Virginia Gurrola, the Mayor of the town of Porterville, located in a largely Latino and agrarian part of California, was voted out of her job by the town council after signing a proclamation for gay rights. The Vice Mayor, Pete McCracken was voted out of his position too.
Gurrola, the former director of admissions at Porterville College, won the Latina Leadership Network Madrina Award in 1998 for “…promoting the interest of Latinas in the California Community College system,” as well as demonstrating “…outstanding leadership skills and -mentorship toward all Latinas,” and has been active in the college as well as the town. As Mayor of Porterville, she was serving one year of a two-year rotation Mayoral rotation among the town’s council members, according to the New York Times. The council members voted 3 to 2 to strip her of her position.

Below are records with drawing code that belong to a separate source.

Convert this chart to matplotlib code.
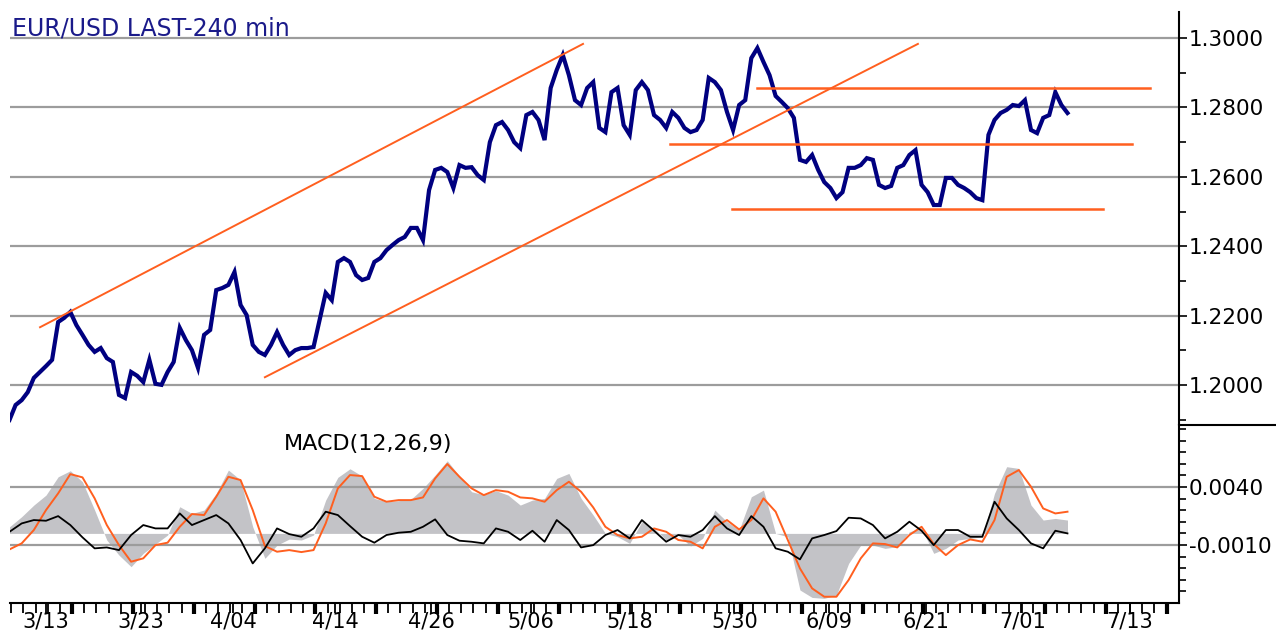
import numpy as np
import matplotlib
matplotlib.use("Agg")
from matplotlib import pyplot as plt
from matplotlib.lines import Line2D

plt.rcParams['font.family'] = ['DejaVu Sans']
plt.rcParams['axes.unicode_minus'] = False

# x axis is in trading days, 0 = 3/13; price sampled every half day, MACD every day
price_start = -3.0
price_step = 0.5
price = [
    1.1900, 1.1943, 1.1957, 1.1980, 1.2021, 1.2038, 1.2055, 1.2073, 1.2182, 1.2194,
    1.2211, 1.2173, 1.2145, 1.2116, 1.2096, 1.2107, 1.2078, 1.2067, 1.1972, 1.1963,
    1.2038, 1.2027, 1.2009, 1.2073, 1.2004, 1.2001, 1.2038, 1.2067, 1.2165, 1.2130,
    1.2101, 1.2050, 1.2145, 1.2159, 1.2274, 1.2280, 1.2289, 1.2326, 1.2231, 1.2202,
    1.2116, 1.2096, 1.2087, 1.2116, 1.2153, 1.2116, 1.2087, 1.2101, 1.2107, 1.2107,
    1.2110, 1.2188, 1.2266, 1.2245, 1.2355, 1.2366, 1.2355, 1.2317, 1.2303, 1.2309,
    1.2355, 1.2366, 1.2389, 1.2404, 1.2418, 1.2427, 1.2453, 1.2453, 1.2418, 1.2562,
    1.2620, 1.2626, 1.2614, 1.2568, 1.2634, 1.2626, 1.2628, 1.2605, 1.2591, 1.2700,
    1.2749, 1.2758, 1.2735, 1.2700, 1.2683, 1.2778, 1.2787, 1.2764, 1.2706, 1.2856,
    1.2908, 1.2951, 1.2893, 1.2821, 1.2807, 1.2856, 1.2873, 1.2741, 1.2729, 1.2844,
    1.2856, 1.2749, 1.2721, 1.2850, 1.2873, 1.2850, 1.2778, 1.2764, 1.2741, 1.2787,
    1.2770, 1.2741, 1.2729, 1.2735, 1.2764, 1.2885, 1.2873, 1.2850, 1.2787, 1.2735,
    1.2807, 1.2821, 1.2942, 1.2971, 1.2931, 1.2893, 1.2833, 1.2816, 1.2798, 1.2770,
    1.2649, 1.2643, 1.2663, 1.2620, 1.2585, 1.2568, 1.2539, 1.2556, 1.2626, 1.2626,
    1.2634, 1.2654, 1.2649, 1.2577, 1.2568, 1.2574, 1.2626, 1.2634, 1.2663, 1.2677,
    1.2577, 1.2556, 1.2519, 1.2519, 1.2597, 1.2597, 1.2577, 1.2568, 1.2556, 1.2539,
    1.2533, 1.2721, 1.2764, 1.2784, 1.2793, 1.2807, 1.2804, 1.2821, 1.2735, 1.2726,
    1.2770, 1.2778, 1.2844, 1.2807, 1.2784,
]

macd_start = -3
macd = [
    0.00057, 0.00144, 0.00244, 0.00330, 0.00488, 0.00540, 0.00445, 0.00201, -0.00057, -0.00187,
    -0.00287, -0.00172, -0.00092, -0.00014, 0.00230, 0.00172, 0.00201, 0.00345, 0.00546, 0.00460,
    0.00057, -0.00215, -0.00101, -0.00049, -0.00057, -0.00014, 0.00287, 0.00483, 0.00557, 0.00494,
    0.00302, 0.00273, 0.00282, 0.00293, 0.00388, 0.00503, 0.00626, 0.00494, 0.00359, 0.00333,
    0.00368, 0.00330, 0.00244, 0.00287, 0.00302, 0.00474, 0.00517, 0.00302, 0.00158, 0.00000,
    -0.00029, -0.00086, 0.00101, 0.00043, -0.00057, -0.00014, -0.00109, -0.00043, 0.00201, 0.00101,
    0.00029, 0.00316, 0.00373, 0.00000, -0.00029, -0.00488, -0.00552, -0.00560, -0.00532, -0.00259,
    -0.00101, -0.00101, -0.00129, -0.00115, 0.00014, 0.00043, -0.00172, -0.00129, -0.00057, -0.00043,
    -0.00029, 0.00345, 0.00575, 0.00560, 0.00244, 0.00115, 0.00129, 0.00115,
]
signal = [
    -0.00138, -0.00086, 0.00029, 0.00201, 0.00345, 0.00511, 0.00483, 0.00302, 0.00072, -0.00101,
    -0.00244, -0.00215, -0.00101, -0.00080, 0.00057, 0.00167, 0.00158, 0.00316, 0.00488, 0.00460,
    0.00201, -0.00109, -0.00158, -0.00144, -0.00161, -0.00144, 0.00086, 0.00388, 0.00503, 0.00494,
    0.00316, 0.00273, 0.00287, 0.00287, 0.00310, 0.00474, 0.00598, 0.00488, 0.00388, 0.00330,
    0.00373, 0.00359, 0.00310, 0.00302, 0.00273, 0.00373, 0.00445, 0.00359, 0.00224, 0.00057,
    -0.00014, -0.00043, -0.00029, 0.00043, 0.00014, -0.00057, -0.00072, -0.00129, 0.00057, 0.00115,
    0.00034, 0.00115, 0.00302, 0.00187, -0.00057, -0.00302, -0.00474, -0.00546, -0.00546, -0.00402,
    -0.00215, -0.00086, -0.00092, -0.00121, -0.00014, 0.00057, -0.00092, -0.00187, -0.00101, -0.00052,
    -0.00072, 0.00115, 0.00488, 0.00546, 0.00402, 0.00215, 0.00172, 0.00187,
]
hist = [
    0.00014, 0.00086, 0.00115, 0.00109, 0.00149, 0.00072, -0.00034, -0.00129, -0.00121, -0.00144,
    -0.00014, 0.00072, 0.00043, 0.00043, 0.00172, 0.00072, 0.00115, 0.00158, 0.00086, -0.00057,
    -0.00259, -0.00129, 0.00043, -0.00006, -0.00029, 0.00043, 0.00187, 0.00158, 0.00063, -0.00029,
    -0.00080, -0.00014, 0.00006, 0.00014, 0.00057, 0.00121, -0.00014, -0.00063, -0.00072, -0.00086,
    0.00043, 0.00014, -0.00057, 0.00023, -0.00072, 0.00115, 0.00029, -0.00121, -0.00101, -0.00014,
    0.00029, -0.00043, 0.00115, 0.00023, -0.00072, -0.00014, -0.00029, 0.00029, 0.00149, 0.00043,
    -0.00014, 0.00149, 0.00057, -0.00129, -0.00158, -0.00224, -0.00043, -0.00014, 0.00020, 0.00135,
    0.00129, 0.00072, -0.00043, 0.00014, 0.00101, 0.00023, -0.00101, 0.00029, 0.00029, -0.00029,
    -0.00029, 0.00273, 0.00129, 0.00029, -0.00086, -0.00129, 0.00023, 0.00000,
]

# trendlines: (x0, y0, x1, y1)
channel_lines = [(-0.49, 1.2167, 44.16, 1.2983), (18.0, 1.2023, 71.7, 1.2983)]
level_lines = [(58.5, 90.8, 1.2856), (51.3, 89.3, 1.2695), (56.4, 86.9, 1.2507)]

date_labels = ['3/13', '3/23', '4/04', '4/14', '4/26', '5/06', '5/18',
               '5/30', '6/09', '6/21', '7/01', '7/13']
date_pos = [0, 7.8, 15.4, 23.8, 31.7, 39.9, 48.0, 56.6, 64.4, 72.4, 80.3, 89.1]

price_levels = [1.20, 1.22, 1.24, 1.26, 1.28, 1.30]
macd_levels = [0.0040, -0.0010]

navy = '#000080'
orange = '#ff5f1f'
grid_c = '#9c9c9c'

W, H = 1276, 634
fig = plt.figure(figsize=(W / 100, H / 100), dpi=100)
left, right = 10, 1179
ax1 = fig.add_axes([left / W, 1 - 425 / H, (right - left) / W, 413 / H])
ax2 = fig.add_axes([left / W, 1 - 603 / H, (right - left) / W, 178 / H])

xlim = (-2.96, 93.17)

px = price_start + price_step * np.arange(len(price))
mx = macd_start + np.arange(len(macd))

# --- price panel
for lv in price_levels:
    ax1.axhline(lv, color=grid_c, lw=1.6, zorder=1)
ax1.plot(px, price, color=navy, lw=3.0, zorder=3, solid_joinstyle='miter')
for x0, y0, x1, y1 in channel_lines:
    ax1.plot([x0, x1], [y0, y1], color=orange, lw=1.4, zorder=4)
for x0, x1, lv in level_lines:
    ax1.plot([x0, x1], [lv, lv], color=orange, lw=1.8, zorder=4)
ax1.set_xlim(*xlim)
ax1.set_ylim(1.18854, 1.30749)
ax1.yaxis.tick_right()
ax1.set_yticks(price_levels)
ax1.set_yticklabels(['%.4f' % v for v in price_levels])
ax1.set_yticks([1.19, 1.21, 1.23, 1.25, 1.27, 1.29], minor=True)
ax1.tick_params(axis='y', which='major', length=6, width=1.2, labelsize=15.5, pad=1)
ax1.tick_params(axis='y', which='minor', length=5, width=1.2)
ax1.set_xticks([])
for s in ['left', 'top', 'bottom']:
    ax1.spines[s].set_visible(False)
ax1.spines['right'].set_linewidth(1.5)

# --- MACD panel
ax2.fill_between(mx, 0, macd, color='#c3c3c7', lw=0, zorder=1)
for lv in macd_levels:
    ax2.axhline(lv, color=grid_c, lw=1.6, zorder=2)
ax2.plot(mx, signal, color=orange, lw=1.4, zorder=3)
ax2.plot(mx, hist, color='black', lw=1.3, zorder=4)
ax2.set_xlim(*xlim)
ax2.set_ylim(-0.0060, 0.009344)
ax2.yaxis.tick_right()
ax2.set_yticks(macd_levels)
ax2.set_yticklabels(['%.4f' % v for v in macd_levels])
ax2.set_yticks(np.arange(-0.005, 0.0091, 0.001), minor=True)
ax2.tick_params(axis='y', which='major', length=6, width=1.2, labelsize=15.5, pad=1)
ax2.tick_params(axis='y', which='minor', length=5, width=1.2)
ax2.set_xticks(date_pos)
ax2.set_xticklabels(date_labels)
ax2.set_xticks(np.arange(-2.85, 93, 1.0), minor=True)
ax2.tick_params(axis='x', which='major', length=7.5, width=1.3, labelsize=15, pad=-1.5)
ax2.tick_params(axis='x', which='minor', length=7.5, width=1.3)
thick = np.arange(2.15, 93, 5.0)
ax2.vlines(thick, -0.06, 0, transform=ax2.get_xaxis_transform(), colors='black',
           lw=3, clip_on=False)
for s in ['left', 'top']:
    ax2.spines[s].set_visible(False)
ax2.spines['right'].set_linewidth(1.5)
ax2.spines['bottom'].set_linewidth(1.5)
fig.text(368 / W, 1 - 444 / H, 'MACD(12,26,9)', fontsize=16, ha='center', va='center')

# separator on the right axis between panels
fig.add_artist(Line2D([right / W, 1], [1 - 425 / H, 1 - 425 / H], color='black', lw=1.5))

fig.text(12 / W, 1 - 29 / H, 'EUR/USD LAST-240 min', fontsize=17, color='#1a1a8a',
         ha='left', va='center')

fig.savefig('out.png', dpi=100)
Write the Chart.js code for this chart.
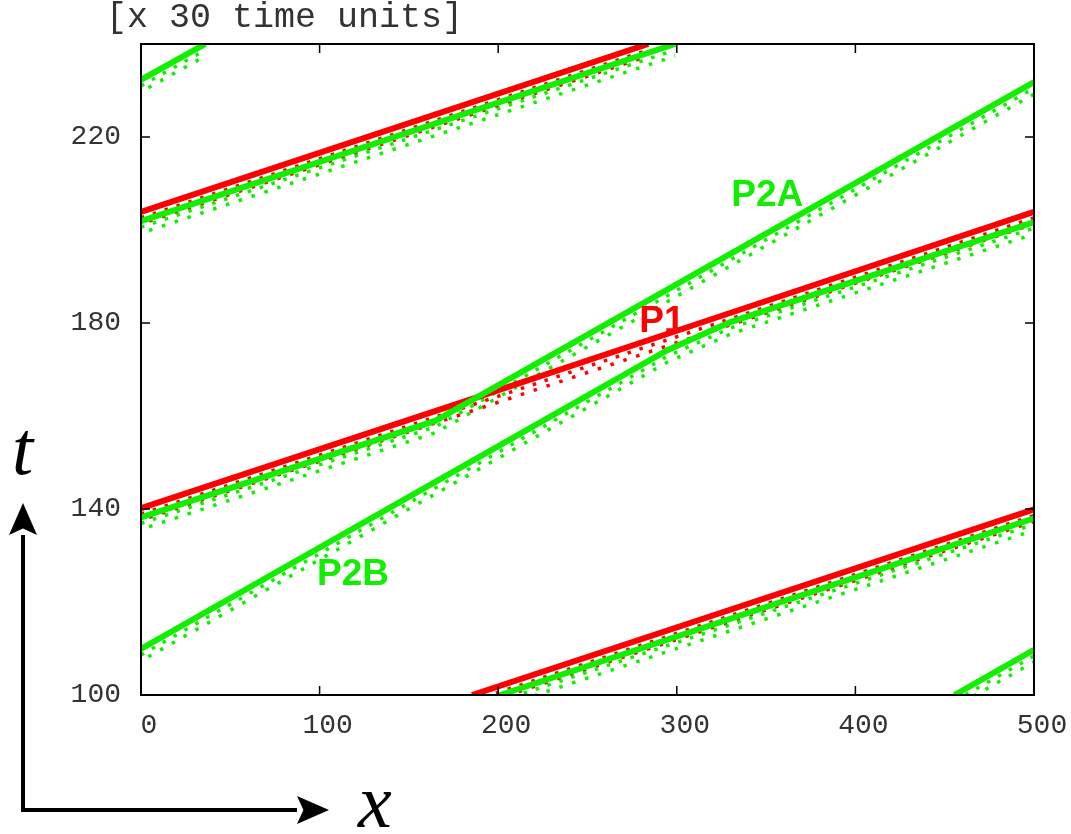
<!DOCTYPE html>
<html lang="en">
<head>
  <meta charset="UTF-8" />
  <title>P1 / P2 trajectories</title>
  <script src="https://cdn.jsdelivr.net/npm/chart.js"></script>
  <style>
    html, body { margin: 0; padding: 0; background: #fff; }
    #wrap { width: 1071px; height: 834px; position: relative; }
  </style>
</head>
<body>
  <div id="wrap"><canvas id="grafica"></canvas></div>

  <script>
    // axis ticks
    const xTicks = [0, 100, 200, 300, 400, 500];
    const tTicks = [100, 140, 180, 220];

    // P1 (red) branches, x position and t (x 30 time units)
    const p1aX = [0, 284];
    const p1aT = [203.9, 240];
    const p1bX = [0, 188, 313, 500];
    const p1bT = [140.2, 164, 180, 203.9];
    const p1cX = [185.4, 500];
    const p1cT = [100, 139.9];

    // P2 (green) branches
    const p2aX = [0, 299];
    const p2aT = [201.9, 240];
    const p2bX = [0, 165, 188, 500];          // with P1, then P2A
    const p2bT = [138.2, 159, 164, 231.8];
    const p2cX = [0, 36];
    const p2cT = [232.3, 240];
    const p2dX = [0, 295, 330, 500];          // P2B, then with P1
    const p2dT = [109.9, 174.2, 180.2, 201.7];
    const p2eX = [201, 500];
    const p2eT = [100, 138];
    const p2fX = [455.5, 500];
    const p2fT = [100, 109.7];

    // text labels
    const labelText = ['P1', 'P2A', 'P2B'];
    const labelX = [279, 330.5, 98.6];
    const labelT = [178.1, 205.2, 123.7];

    const RED = '#ff0000';
    const GREEN = '#11ee00';

    function pts(xs, ts) {
      return xs.map((x, i) => ({ x: x, y: ts[i] }));
    }

    const ramas = [
      [p2aX, p2aT, GREEN], [p2bX, p2bT, GREEN], [p2cX, p2cT, GREEN],
      [p2dX, p2dT, GREEN], [p2eX, p2eT, GREEN], [p2fX, p2fT, GREEN],
      [p1aX, p1aT, RED], [p1bX, p1bT, RED], [p1cX, p1cT, RED]
    ];

    const datasets = [];
    ramas.forEach(([xs, ts, col]) => {
      const data = pts(xs, ts);
      // main trace
      datasets.push({ data: data, borderColor: col, borderWidth: 6, order: 0 });
      // dotted trail of secondary peaks underneath
      datasets.push({ data: data, borderColor: col, borderWidth: 3.5, borderDash: [3.5, 9],
                      shift: 6, clip: false, order: 1 });
      datasets.push({ data: data, borderColor: col, borderWidth: 3.5, borderDash: [3.5, 10],
                      borderDashOffset: 5, shift: 12, clip: false, order: 2 });
    });

    const trails = {
      id: 'trails',
      beforeDatasetDraw(chart, args) {
        const ds = chart.data.datasets[args.index];
        if (!ds.shift) return;
        const a = chart.chartArea, ctx = chart.ctx;
        ctx.save();
        ctx.beginPath();
        ctx.rect(a.left, a.top, a.right - a.left, a.bottom - a.top);
        ctx.clip();
        ctx.translate(0, ds.shift);
      },
      afterDatasetDraw(chart, args) {
        if (chart.data.datasets[args.index].shift) chart.ctx.restore();
      }
    };

    function flecha(ctx, x1, y1, x2, y2) {
      const ang = Math.atan2(y2 - y1, x2 - x1);
      const L = 32, W = 14;
      ctx.beginPath();
      ctx.moveTo(x1, y1);
      ctx.lineTo(x2 - L * Math.cos(ang), y2 - L * Math.sin(ang));
      ctx.stroke();
      ctx.beginPath();
      ctx.moveTo(x2, y2);
      ctx.lineTo(x2 - L * Math.cos(ang) - W * Math.sin(ang), y2 - L * Math.sin(ang) + W * Math.cos(ang));
      ctx.lineTo(x2 - L * 0.8 * Math.cos(ang), y2 - L * 0.8 * Math.sin(ang));
      ctx.lineTo(x2 - L * Math.cos(ang) + W * Math.sin(ang), y2 - L * Math.sin(ang) - W * Math.cos(ang));
      ctx.closePath();
      ctx.fill();
    }

    const marco = {
      id: 'marco',
      afterDraw(chart) {
        const { ctx, chartArea: a, scales: { x, y } } = chart;
        ctx.save();
        ctx.strokeStyle = '#000';
        ctx.fillStyle = '#000';
        ctx.lineWidth = 1.5;
        ctx.beginPath();
        x.ticks.forEach(tk => {
          const px = x.getPixelForValue(tk.value);
          ctx.moveTo(px, a.bottom); ctx.lineTo(px, a.bottom - 9);
          ctx.moveTo(px, a.top); ctx.lineTo(px, a.top + 9);
        });
        y.ticks.forEach(tk => {
          const py = y.getPixelForValue(tk.value);
          ctx.moveTo(a.left, py); ctx.lineTo(a.left + 9, py);
          ctx.moveTo(a.right, py); ctx.lineTo(a.right - 9, py);
        });
        ctx.stroke();
        ctx.lineWidth = 2;
        ctx.strokeRect(a.left, a.top, a.right - a.left, a.bottom - a.top);

        // labels of the branches
        ctx.font = 'bold 37px "Liberation Sans", Arial, sans-serif';
        ctx.textBaseline = 'alphabetic';
        ctx.textAlign = 'left';
        labelText.forEach((txt, i) => {
          ctx.fillStyle = txt === 'P1' ? RED : GREEN;
          ctx.fillText(txt, x.getPixelForValue(labelX[i]), y.getPixelForValue(labelT[i]));
        });

        // title
        ctx.fillStyle = '#333';
        ctx.font = '35px "Liberation Mono", monospace';
        ctx.fillText('[x 30 time units]', 106, 27);

        // axis arrows
        ctx.fillStyle = '#000';
        ctx.lineWidth = 4;
        ctx.lineCap = 'butt';
        flecha(ctx, 23, 812, 23, 503);
        flecha(ctx, 21, 810, 329, 810);

        ctx.font = 'italic 76px "Liberation Serif", "DejaVu Serif", serif';
        ctx.fillText('t', 12, 474);
        ctx.fillText('x', 358, 827);
        ctx.restore();
      }
    };

    new Chart(document.getElementById('grafica'), {
      type: 'line',
      data: { datasets: datasets },
      plugins: [trails, marco],
      options: {
        responsive: true,
        maintainAspectRatio: false,
        animation: false,
        layout: { padding: { top: 44, right: 37, left: 0, bottom: 0 } },
        elements: { point: { radius: 0 }, line: { tension: 0 } },
        plugins: { legend: { display: false }, tooltip: { enabled: false } },
        scales: {
          x: {
            type: 'linear', min: 0, max: 500,
            grid: { display: false }, border: { display: false },
            afterBuildTicks: s => { s.ticks = xTicks.map(v => ({ value: v })); },
            afterFit: s => { s.height = 139; s.paddingLeft = 0; s.paddingRight = 0; },
            ticks: { padding: 6, labelOffset: 8, color: '#333', maxRotation: 0,
                     font: { family: '"Liberation Mono", monospace', size: 28 } }
          },
          y: {
            type: 'linear', min: 100, max: 240,
            grid: { display: false }, border: { display: false },
            afterBuildTicks: s => { s.ticks = tTicks.map(v => ({ value: v })); },
            afterFit: s => { s.width = 141; s.paddingTop = 0; s.paddingBottom = 0; },
            ticks: { padding: 12, color: '#333',
                     font: { family: '"Liberation Mono", monospace', size: 28 } }
          }
        }
      }
    });
  </script>
</body>
</html>
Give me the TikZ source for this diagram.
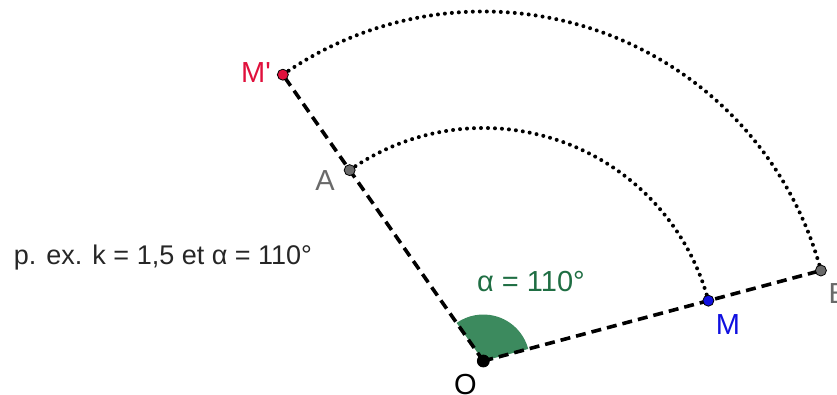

It all started when Gurrola, a 62-year-old mother and grandmother of 7, was approached by a resident to sign a proclamation making June gay pride month. This led to fierce opposition by religious groups and council members, including Cameron Hamilton, who voted against Gurrola and is now the new Mayor. The Council also rescinded the Mayor Gurrola’s LGBT proclamation and replaced it with a general proclamation of good will.
The events have led to bitter opposition between groups. According to the Sacramento Bee, “three protesters who favored the proclamation were arrested at the City Council meeting on suspicion of disorderly conduct following that decision.” The day of the signing, different groups against and for the proclamation made their feelings known. According to a blog post from June, local LGBT activist Jennifer McGuire said of the day when Gurrola signed the proclamation, “that was one of the scariest and most horrific experiences of my life! I have never been in the same room with people (yes, multiple people) that actually called for my death and the systematic extermination of LGBT people.”
But in comments to the New York Times, the new Mayor Cameron Hamilton says those who opposed the gay rights proclamation have been unfairly portrayed. “It made it sound like we beat the hell out of them and would never embrace them — this redneck Central Valley desert town,” said Hamilton. “There’s just no truth to that at all. We’re a very loving community.”